DO THIS -
Everything from the line with "Give me the Plotly.js source for this chart." through the line with "const yTicks = [0, 2, 4, 6, 8, 10, 12];", inclusive, should be repeated exactly, except the pictures.
◆ ◆ ◆ ◆ ◆ ◆ ◆
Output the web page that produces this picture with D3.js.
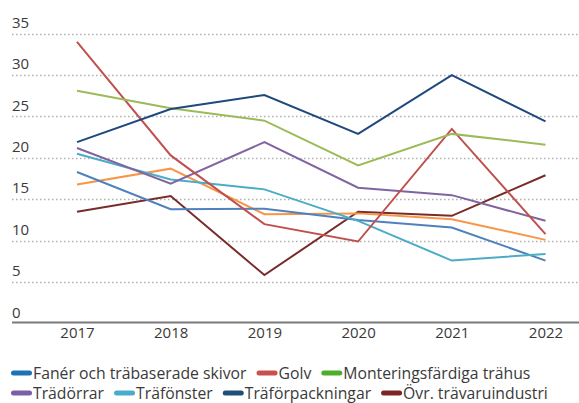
<!DOCTYPE html>
<html>
<head>
<meta charset="utf-8">
<script src="https://cdn.jsdelivr.net/npm/d3@7"></script>
<style>
  body { margin: 0; background: #fff; }
  svg { display: block; font-family: "Open Sans", Roboto, sans-serif; }
</style>
</head>
<body>
<svg width="579" height="403"></svg>
<script>
var years = ["2017", "2018", "2019", "2020", "2021", "2022"];
var yTicks = [0, 5, 10, 15, 20, 25, 30, 35];

var faner = [18.3, 13.8, 13.85, 12.5, 11.6, 7.6];
var golv = [34.0, 20.3, 12.0, 9.9, 23.5, 10.8];
var montering = [28.1, 26.0, 24.5, 19.1, 22.9, 21.6];
var tradorrar = [21.2, 16.9, 21.9, 16.4, 15.5, 12.4];
var trafonster = [20.5, 17.4, 16.2, 12.4, 7.6, 8.4];
var traforpack = [21.9, 25.9, 27.6, 22.9, 30.0, 24.4];
var ovrigt = [13.5, 15.4, 5.85, 13.5, 13.0, 17.9];
var orange = [16.8, 18.7, 13.2, 13.3, 12.6, 10.1]; // line without a legend entry

// draw order: back to front
var series = [
    { name: "Övr. trävaruindustri", values: ovrigt, line: "#772c2a", key: "#7b2525" },
    { name: "", values: orange, line: "#f79646", key: null },
    { name: "Fanér och träbaserade skivor", values: faner, line: "#4f81bd", key: "#1a73b8" },
    { name: "Träfönster", values: trafonster, line: "#4bacc6", key: "#4aaccc" },
    { name: "Trädörrar", values: tradorrar, line: "#8064a2", key: "#7a5ea8" },
    { name: "Golv", values: golv, line: "#c0504d", key: "#c9504f" },
    { name: "Monteringsfärdiga trähus", values: montering, line: "#9bbb59", key: "#4cae2a" },
    { name: "Träförpackningar", values: traforpack, line: "#1f497d", key: "#1f4e79" }
];

var legendRows = [
    ["Fanér och träbaserade skivor", "Golv", "Monteringsfärdiga trähus"],
    ["Trädörrar", "Träfönster", "Träförpackningar", "Övr. trävaruindustri"]
];

var svg = d3.select("svg");

var x = d3.scalePoint()
    .domain(years)
    .range([77, 545.5]);

var y = d3.scaleLinear()
    .domain([0, 35])
    .range([323.5, 33.7]);

// dotted grid lines, labels sit above them
var grid = svg.append("g");
grid.selectAll("line")
    .data(yTicks.filter(function(d) { return d > 0; }))
    .enter().append("line")
    .attr("x1", 12)
    .attr("x2", 579)
    .attr("y1", function(d) { return Math.round(y(d)) + 0.5; })
    .attr("y2", function(d) { return Math.round(y(d)) + 0.5; })
    .attr("stroke", "#b0b0b0")
    .attr("stroke-width", 1.5)
    .attr("stroke-dasharray", "1.5,2.5");

grid.selectAll("text")
    .data(yTicks)
    .enter().append("text")
    .attr("x", 12)
    .attr("y", function(d) { return y(d) - 6; })
    .attr("font-size", 15)
    .attr("fill", "#3a3a3a")
    .text(function(d) { return d; });

// x axis
svg.append("g")
    .attr("transform", "translate(0,322.5)")
    .call(d3.axisBottom(x).tickSize(0).tickPadding(5))
    .call(function(g) {
        g.select(".domain")
            .attr("d", "M12,0H579")
            .attr("stroke", "#7a7a7a")
            .attr("stroke-width", 2);
        g.selectAll("text")
            .attr("font-size", 15)
            .attr("font-family", "'Open Sans', sans-serif")
            .attr("fill", "#3a3a3a");
    });

var line = d3.line()
    .x(function(d, i) { return x(years[i]); })
    .y(function(d) { return y(d); });

svg.append("g").selectAll("path")
    .data(series)
    .enter().append("path")
    .attr("d", function(d) { return line(d.values); })
    .attr("fill", "none")
    .attr("stroke", function(d) { return d.line; })
    .attr("stroke-width", 2)
    .attr("stroke-linejoin", "miter");

// legend
var lookup = {};
series.forEach(function(s) { lookup[s.name] = s; });
var rowY = [378.5, 398.5];

legendRows.forEach(function(row, r) {
    var cx = 11;
    row.forEach(function(name) {
        var g = svg.append("g").attr("transform", "translate(" + cx + "," + rowY[r] + ")");
        g.append("line")
            .attr("x1", 2.5).attr("x2", 18.5)
            .attr("y1", -5.5).attr("y2", -5.5)
            .attr("stroke", lookup[name].key)
            .attr("stroke-width", 5)
            .attr("stroke-linecap", "round");
        var t = g.append("text")
            .attr("x", 22)
            .attr("font-size", 15.75)
            .attr("fill", "#3a3a3a")
            .text(name);
        cx += 22 + t.node().getComputedTextLength() + 10;
    });
});
</script>
</body>
</html>
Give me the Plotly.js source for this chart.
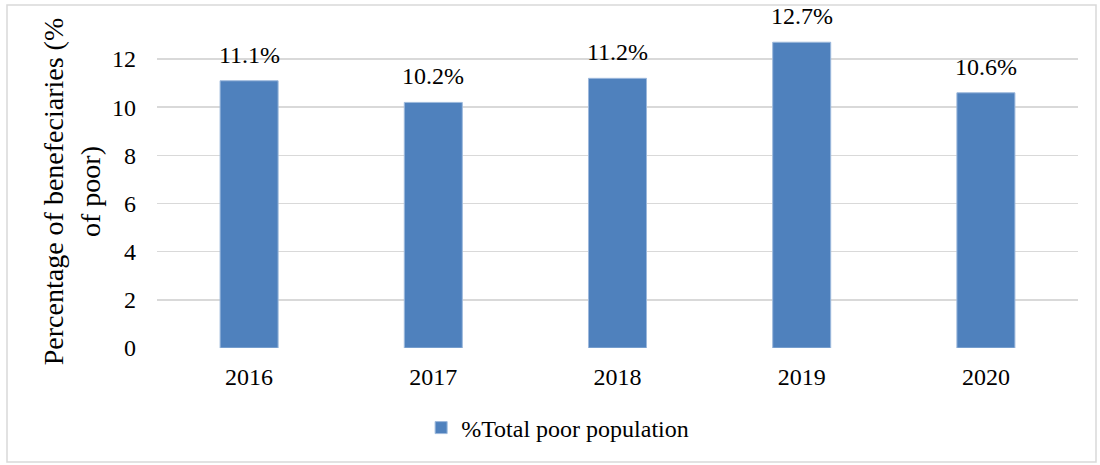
<!DOCTYPE html>
<html>
<head>
<meta charset="utf-8">
<script src="https://cdn.plot.ly/plotly-3.0.1.min.js"></script>
<style>html,body{margin:0;padding:0;background:#fff;}#chart{width:1100px;height:465px;}</style>
</head>
<body>
<div id="chart"></div>
<script>
const years = ['2016', '2017', '2018', '2019', '2020'];
const totalPoorPct = [11.1, 10.2, 11.2, 12.7, 10.6];
const seriesName = '%Total poor population';
const yTicks = [0, 2, 4, 6, 8, 10, 12];

const font = 'Liberation Serif';
const L = 157, R = 22, T = 35, B = 117, W = 1100, H = 465;
const pw = W - L - R, ph = H - T - B;
const px2x = p => (p - L) / pw;
const px2y = p => (H - B - p) / ph;

const trace = {
  type: 'bar',
  x: years,
  y: totalPoorPct,
  name: seriesName,
  marker: {color: '#4f81bd', line: {color: '#9db9dc', width: 1}},
  hoverinfo: 'x+y'
};

const labels = years.map((yr, i) => ({
  x: i, y: totalPoorPct[i], xref: 'x', yref: 'y',
  text: totalPoorPct[i].toFixed(1) + '%',
  showarrow: false, yanchor: 'bottom', yshift: 11,
  font: {family: font, size: 24, color: '#000'}
}));

const layout = {
  width: W, height: H,
  margin: {l: L, r: R, t: T, b: B},
  paper_bgcolor: '#fff', plot_bgcolor: '#fff',
  font: {family: font, color: '#000', size: 24},
  bargap: 0.685,
  showlegend: true,
  legend: {orientation: 'h', x: 0.435, xanchor: 'center', y: px2y(428), yanchor: 'middle',
           font: {family: font, size: 24, color: '#000'}, itemwidth: 20},
  xaxis: {type: 'category', range: [-0.5, years.length - 0.5], showgrid: false, zeroline: false, showline: false,
          ticks: '', tickfont: {family: font, size: 24}, ticklabelstandoff: 12},
  yaxis: {range: [0, 13], tickvals: yTicks, showgrid: true, gridcolor: '#d9d9d9', gridwidth: 1.5,
          zeroline: false, showline: false, ticks: '', tickfont: {family: font, size: 24},
          ticklabelstandoff: 20,
          title: {text: 'Percentage of benefeciaries (%<br>of poor)', font: {family: font, size: 28}, standoff: 3}},
  annotations: labels,
  shapes: [{type: 'rect', xref: 'paper', yref: 'paper',
            x0: px2x(7), x1: px2x(1096), y0: px2y(462), y1: px2y(5),
            line: {color: '#d9d9d9', width: 1.5}, fillcolor: 'rgba(0,0,0,0)', layer: 'below'}]
};

Plotly.newPlot('chart', [trace], layout, {displayModeBar: false, staticPlot: true});
</script>
</body>
</html>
◆ ◆ ◆ ◆ ◆ ◆ ◆
ANSWER -
Give me the Plotly.js source for this chart.
<!DOCTYPE html>
<html>
<head>
<meta charset="utf-8">
<script src="https://cdn.plot.ly/plotly-3.0.1.min.js"></script>
<style>html,body{margin:0;padding:0;background:#fff;}#chart{width:1100px;height:465px;}</style>
</head>
<body>
<div id="chart"></div>
<script>
const years = ['2016', '2017', '2018', '2019', '2020'];
const totalPoorPct = [11.1, 10.2, 11.2, 12.7, 10.6];
const seriesName = '%Total poor population';
const yTicks = [0, 2, 4, 6, 8, 10, 12];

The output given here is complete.